Le message de François Mitterrand sur cette rencontre intégré au dossier du Poing et la Rose est sur le sujet explicite : « les projets peuvent se recouvrir, (…) le même but a inspiré les fondateurs du christianisme et les fondateurs du socialisme », et il conclut en souhaitant « la rencontre des courants chrétiens et socialistes ». Quand on observe les trajectoires militantes, cette rencontre s’opère bien durant les années 1968, c’est-à-dire entre 1968 et 1981, avec un point culminant en 1974. À ce moment, les réseaux chrétiens, à commencer par la CFDT, alimentent largement la troisième composante des Assises du socialisme, qui intègre le PS à cette occasion.
Bien que la thématique religieuse ait été quasi absente des Assises, elle connaît un rebond dans la seconde moitié de la décennie. D’abord dans la compétition interpartisane, car le PSU tente de reconstituer son attraction au sein du milieu chrétien. Pour cela, il ouvre sa presse et ses événements à des débats sur la nécessaire lutte idéologique à mener dans et contre les Églises. En réaction, à quelques semaines des élections législatives en 1978, Marie-Thérèse Eyquem reprend l’initiative dans une forme très proche de celle qui nous intéresse : elle pilote un colloque réunissant responsables socialistes, ecclésiastiques et figures militantes chrétiennes de gauche, tout en s’assurant d’une importante publicité aussi bien dans des organes proches du PS que dans les réseaux chrétiens.

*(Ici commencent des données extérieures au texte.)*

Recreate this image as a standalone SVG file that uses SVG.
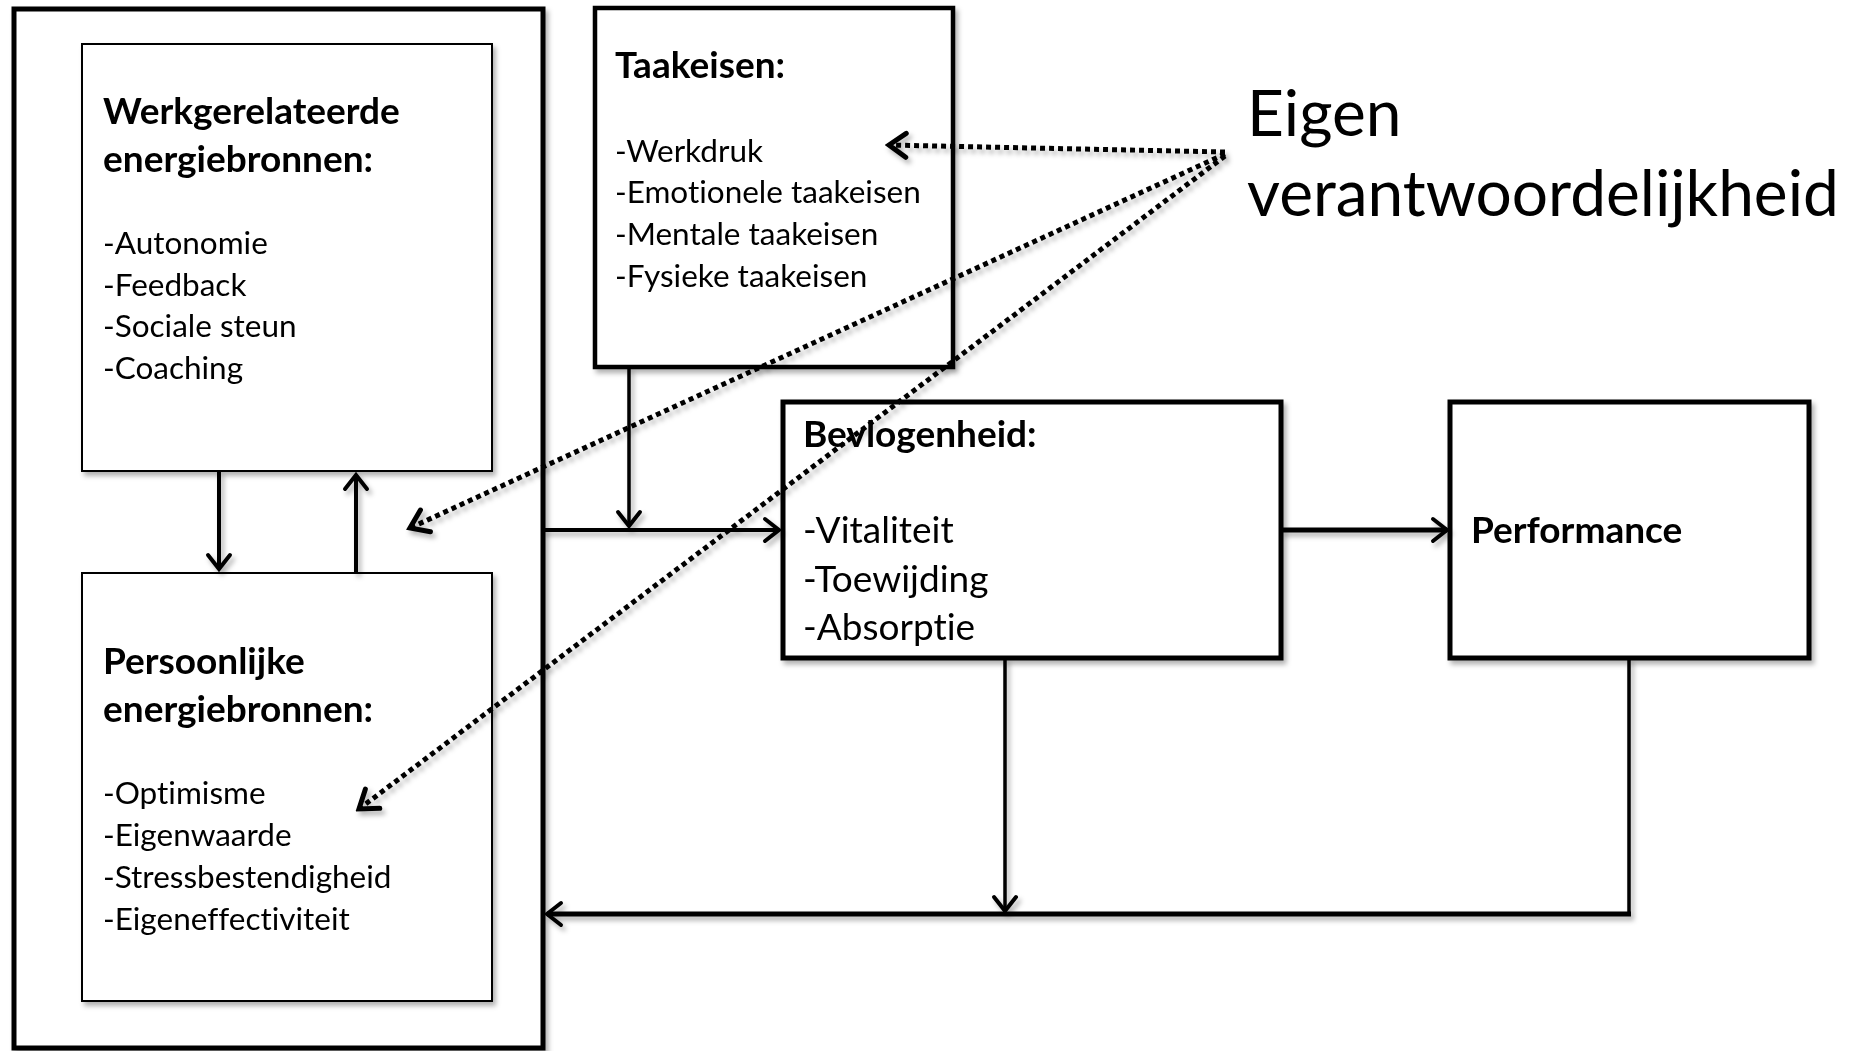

Mais durant la même période, le sujet religieux est également instrumentalisé dans le cadre des luttes internes au PS, alimentant notamment une vive polémique à l’occasion du congrès de Metz (1979) puis de la préparation de la présidentielle de 1981. Avant de totalement disparaître à l’aube de la décennie suivante, quand s’épuise la dynamique qui avait porté certains réseaux chrétiens à converger avec des forces politiques de gauche.
- 1On peut lire en parallèle les deux contributions de Bibia Pavard, « Le Parti socialiste et la lutte des femmes », et de Vincent Soulage, « L’ouverture aux chrétiens », dans l’ouvrage collectif dirigé par Noëlline Castagnez et Gilles Morin, Le Parti socialiste d’Épinay à l’Élysée, 1971-1981, Rennes, PUR, 2015.
- 2Denis Pelletier et Jean-Louis Schlegel, À la gauche du Christ, Paris, Seuil, 2012.
- 3Éric Belouet et Tangi Cavalin, « La composante chrétienne du PSU : une mosaïque éclatée », dans l’ouvrage collectif Le Parti socialiste unifié. Histoire et postérité, Rennes, PUR, 2013.